Positive: With no possibility of doubt; clear and definite.

Certainty can be a slippery slope. If we are over-confident and arrogant, we may miss opportunities for growth. Additionally, expectation and attachment are the causes of suffering. So please take any “my, I, mine”with the caveat of awareness of impermanence. Yet, at the same time, if we cannot establish a sense of clarity, there’s no footing beneath our path. So, as I look towards 2024 I want to ground in my 54 years of experience and use any wisdom I posses to better my life and of those around me. I know for certain that sharing with, giving to, experiencing with, and growing my community is essential to my joy. I know, without question, that opening up to new experiences and places is my prime directive. I am clear that taking risks, exploring my creative world, working smarter (not harder), and obliterating the notion of work/life balance makes each day a treasure. And I am now positive that offering unconditional compassion and love to everyone I encounter is life’s greatest gift.

Back in the meditation hall, I’ve returned to my body and I feel an uncomfortable, yet uplifting, glow in my heart.

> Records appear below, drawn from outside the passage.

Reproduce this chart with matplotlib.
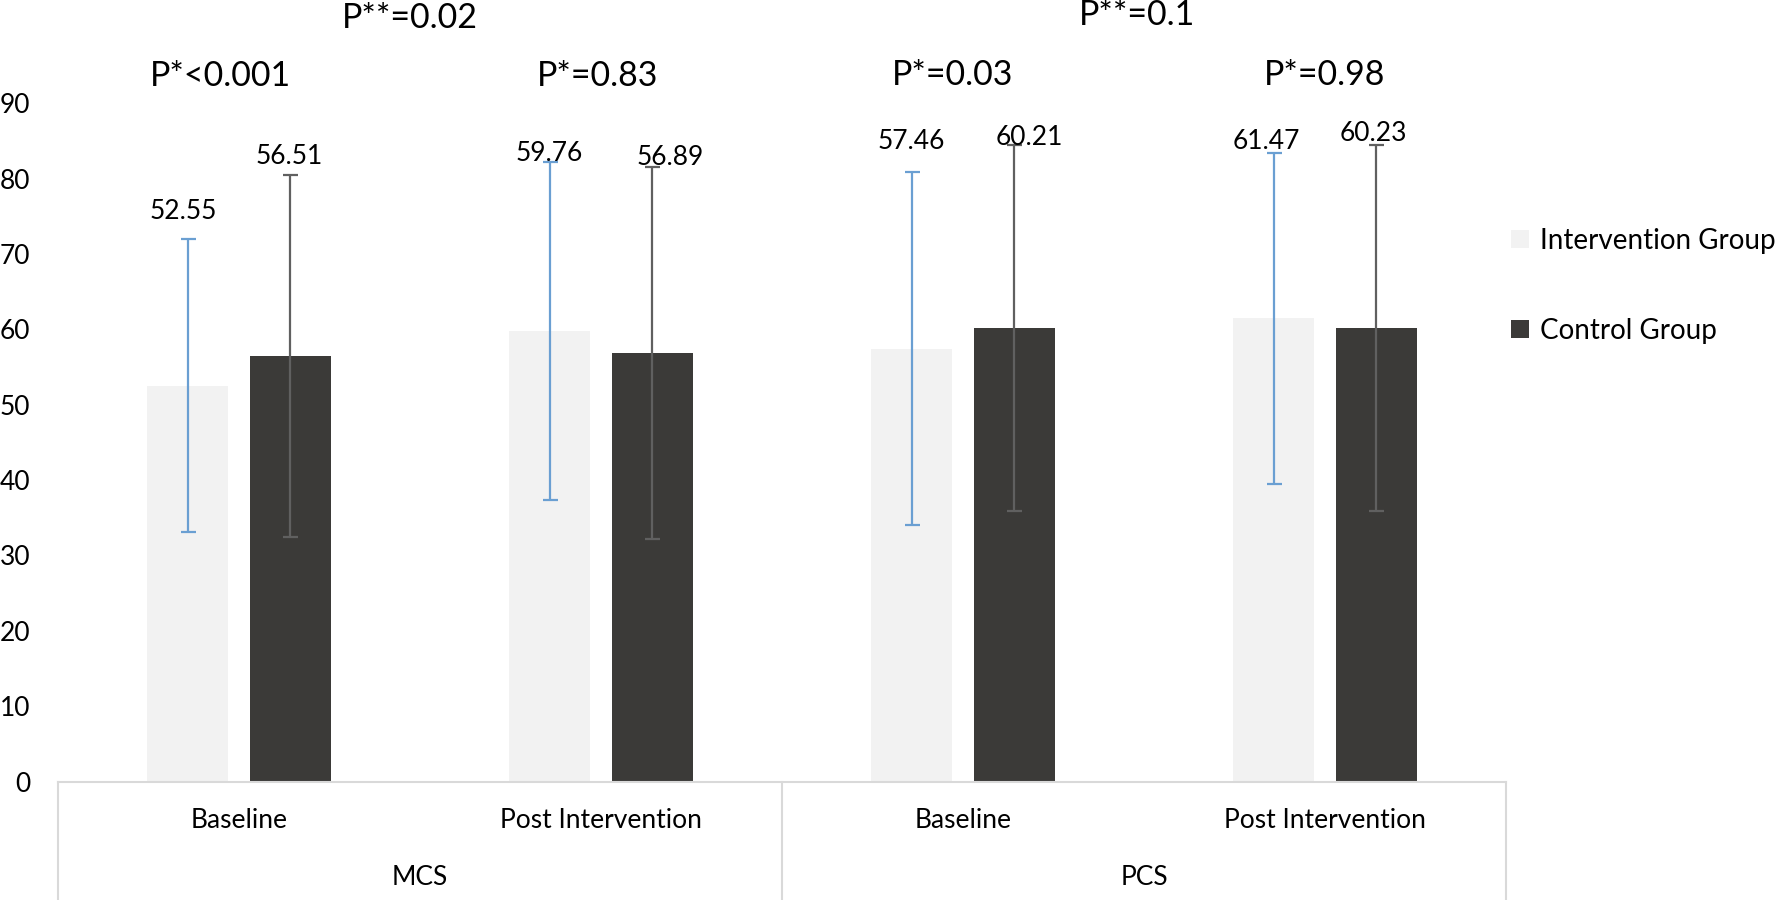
import matplotlib

matplotlib.use("Agg")
import matplotlib.pyplot as plt
import matplotlib.transforms as mtransforms
import numpy as np

plt.rcParams["font.family"] = ["Lato", "DejaVu Sans"]

# data
phases = ["Baseline", "Post Intervention", "Baseline", "Post Intervention"]
scales = ["MCS", "PCS"]
series = ["Intervention Group", "Control Group"]
intervention_mean = [52.55, 59.76, 57.46, 61.47]
intervention_sd = [19.5, 22.4, 23.4, 22.0]
control_mean = [56.51, 56.89, 60.21, 60.23]
control_sd = [24.0, 24.7, 24.3, 24.3]
p_within = ["P*<0.001", "P*=0.83", "P*=0.03", "P*=0.98"]
p_between = ["P**=0.02", "P**=0.1"]
yticks = list(range(0, 100, 10))

# hand-placed label positions (as in the source figure)
int_label_dx = [-0.012, 0.0, 0.0, -0.02]
int_label_y = [75.6, 83.3, 84.9, 84.9]
ctl_label_dx = [-0.003, 0.048, 0.04, -0.007]
ctl_label_y = [83.0, 82.8, 85.4, 86.0]
p_within_x = [-0.05, 0.99, 1.97, 3.0]
p_within_y = [93.6, 93.6, 93.7, 93.7]
p_between_x = [0.473, 2.48]
p_between_y = [101.3, 101.7]

INT_FILL, CTL_FILL = "#f2f2f2", "#3b3a38"
INT_ERR, CTL_ERR = "#6a9fd2", "#606060"
BOX = "#d9d9d9"
FS = 19

fig = plt.figure(figsize=(17.76, 9.0), dpi=100)
ax = fig.add_axes([58 / 1776, 1 - 781.5 / 900, (1506 - 58) / 1776, (781.5 - 103.3) / 900])

x = np.arange(len(phases))
w, off = 0.224, 0.142
ax.bar(x - off, intervention_mean, w, color=INT_FILL, label=series[0], zorder=2)
ax.bar(x + off, control_mean, w, color=CTL_FILL, label=series[1], zorder=2)
ax.errorbar(x - off, intervention_mean, yerr=intervention_sd, fmt="none",
            ecolor=INT_ERR, elinewidth=1.6, capsize=5.4, capthick=1.6, zorder=3)
ax.errorbar(x + off, control_mean, yerr=control_sd, fmt="none",
            ecolor=CTL_ERR, elinewidth=1.6, capsize=5.4, capthick=1.6, zorder=3)

for i in range(len(phases)):
    ax.text(x[i] - off + int_label_dx[i], int_label_y[i], f"{intervention_mean[i]:.2f}",
            ha="center", va="center", fontsize=FS, zorder=4)
    ax.text(x[i] + off + ctl_label_dx[i], ctl_label_y[i], f"{control_mean[i]:.2f}",
            ha="center", va="center", fontsize=FS, zorder=4)

for xi, yi, t in zip(p_within_x, p_within_y, p_within):
    ax.text(xi, yi, t, ha="center", va="center", fontsize=24.5, clip_on=False)
for xi, yi, t in zip(p_between_x, p_between_y, p_between):
    ax.text(xi, yi, t, ha="center", va="center", fontsize=24.5, clip_on=False)

ax.set_xlim(-0.5, 3.5)
ax.set_ylim(0, 90)
ax.set_yticks(yticks)
ax.set_xticks([])
ax.tick_params(axis="y", length=0, pad=20, labelsize=FS)
for s in ["top", "right", "left"]:
    ax.spines[s].set_visible(False)
ax.spines["bottom"].set_color(BOX)
ax.spines["bottom"].set_linewidth(1.5)

# two-level category axis drawn by hand
trans = mtransforms.blended_transform_factory(ax.transData, ax.transAxes)
for i, name in enumerate(phases):
    ax.text(x[i], -0.058, name, transform=trans, ha="center", va="center", fontsize=FS)
for j, name in enumerate(scales):
    ax.text(2 * j + 0.5, -0.142, name, transform=trans, ha="center", va="center", fontsize=FS)
for xv in [-0.5, 1.5, 3.5]:
    ax.plot([xv, xv], [0, -0.2], transform=trans, color=BOX, lw=1.5, clip_on=False)

ax.legend(loc="upper left", bbox_to_anchor=(0.996, 0.833), frameon=False, fontsize=20,
          handlelength=0.62, handleheight=0.62, handletextpad=0.4, labelspacing=2.3,
          borderaxespad=0.0)

fig.savefig("out.png", dpi=100, facecolor="white")
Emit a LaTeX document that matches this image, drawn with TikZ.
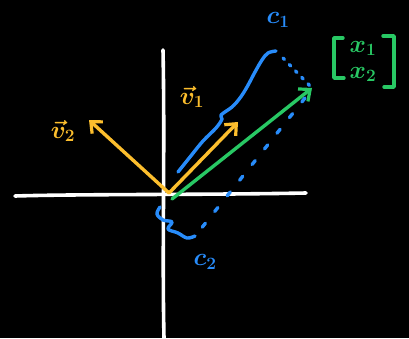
\documentclass[tikz,border=0pt]{standalone}
\usepackage{amsmath,amssymb}
\usetikzlibrary{arrows.meta,positioning,calc}
\definecolor{vecyel}{RGB}{252,190,45}
\definecolor{coefblue}{RGB}{40,140,250}
\definecolor{sumgreen}{RGB}{40,200,100}
\tikzset{
  axisln/.style={line width=3.6pt, white, line cap=round},
  vecln/.style={-{Straight Barb[length=3.2mm,width=5.6mm,line width=3.2pt]}, line width=3.4pt, line cap=round, line join=round},
  handln/.style={line width=3.4pt, line cap=round, line join=round},
  dashln/.style={line width=3.4pt, line cap=round, dash pattern=on 5pt off 15pt},
  dotln/.style={line width=3.4pt, line cap=round, dash pattern=on 2pt off 7pt},
  lbl/.style={font=\fontsize{27}{30}\selectfont\boldmath, inner sep=0pt},
}

\begin{document}
\begin{tikzpicture}[x=1pt,y=-1pt]
  \fill[black] (0,0) rectangle (409,338);
  \useasboundingbox (0,0) rectangle (409,338);
  % axes
  \coordinate (xl) at (15,196); \coordinate (xr) at (306,193);
  \coordinate (yt) at (163,50); \coordinate (yb) at (164,338);
  \draw[axisln] (xl) .. controls (80,194) and (200,195) .. (xr);
  \draw[axisln] (yt) .. controls (165,150) and (162,250) .. (yb);
  % basis vectors
  \coordinate (O) at (169,193);
  \coordinate (v1) at (238,122);
  \coordinate (v2) at (89,120);
  \draw[vecln, vecyel] (O) -- (v1);
  \draw[vecln, vecyel] (O) -- (v2);
  \node[lbl, vecyel] (v1lbl) at (192,97) {$\vec{v}_1$};
  \node[lbl, vecyel] (v2lbl) at (63,131) {$\vec{v}_2$};
  % target vector x
  \coordinate (Og) at (172,199);
  \coordinate (xt) at (312,88);
  \draw[vecln, sumgreen] (Og) -- (xt);
  \node[lbl, sumgreen, font=\fontsize{25}{26}\selectfont\boldmath] (xvec) at (363,60) {$\begin{matrix} x_1\\ x_2 \end{matrix}$};
  \draw[handln, sumgreen] (343,38) -- (334,38) -- (334,78) -- (344,78);
  \draw[handln, sumgreen] (383,36) -- (394,36) -- (394,87) -- (384,87);
  % c1 along v1
  \coordinate (c1a) at (178,172);
  \coordinate (c1b) at (276,51);
  \draw[handln, coefblue] plot[smooth, tension=0.6] coordinates {(c1a) (190,157) (203,141) (216,128) (222,119) (221,115) (232,107) (240,98) (247,87) (255,72) (262,60) (268,53) (c1b)};
  \coordinate (d1a) at (283,58);
  \draw[dotln, coefblue] (d1a) -- (xt);
  \node[lbl, coefblue] (c1lbl) at (278,20) {$c_1$};
  % c2 along v2
  \coordinate (d2a) at (305,98);
  \coordinate (d2b) at (200,230);
  \draw[dashln, coefblue] (d2a) -- (d2b);
  \coordinate (c2a) at (160,207);
  \coordinate (c2b) at (195,236);
  \draw[handln, coefblue] plot[smooth, tension=0.6] coordinates {(c2a) (157,214) (163,220) (172,222) (168,229) (178,233) (187,238) (c2b)};
  \node[lbl, coefblue] (c2lbl) at (205,262) {$c_2$};
\end{tikzpicture}
\end{document}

I’ve never allowed myself to sit with joy in this way. In that moment, I didn’t want to taint my balance and equanimity with any cravings or desires. I had to process this for a moment. Somehow, the me-that-was simply didn’t feel worthy to hold this feeling and I would push it down in favor of a more familiar numbness. But in that moment I decided that I was going to allow this, and never let that mentality of lack take hold and suppress again. It wasn’t something to crave, it was simply something to permit. I get to feel joy if that’s what my body sought. I was ready to let go of a long-standing aversion to this emotion. I told myself, in a positive affirmation, “I am a good person”.  This may be the first time in my life that I truly believed it.

I opened my eyes and I saw a young meditator sitting in front of me with his head in his hands. He had been struggling the entire retreat and was clearly deep in his own journey. I wanted to place a hand on him and tell him that it will all be ok and help fix his struggles. But I knew that his experience needs to be his own. Perhaps the most important lesson I took this year is a simple concept that I’ve always known, but never could fully embody until now: We are 100% responsible for our own suffering. We are 100% responsible for our own joy. The challenge is to find your power and the tools to manage that responsibility. Only when you realize this truth the greatest stuff in life is available to you.  Of this I am positive.

May everyone find their deepest joy in the coming year. I am grateful to have you, and continue to share my journey with you.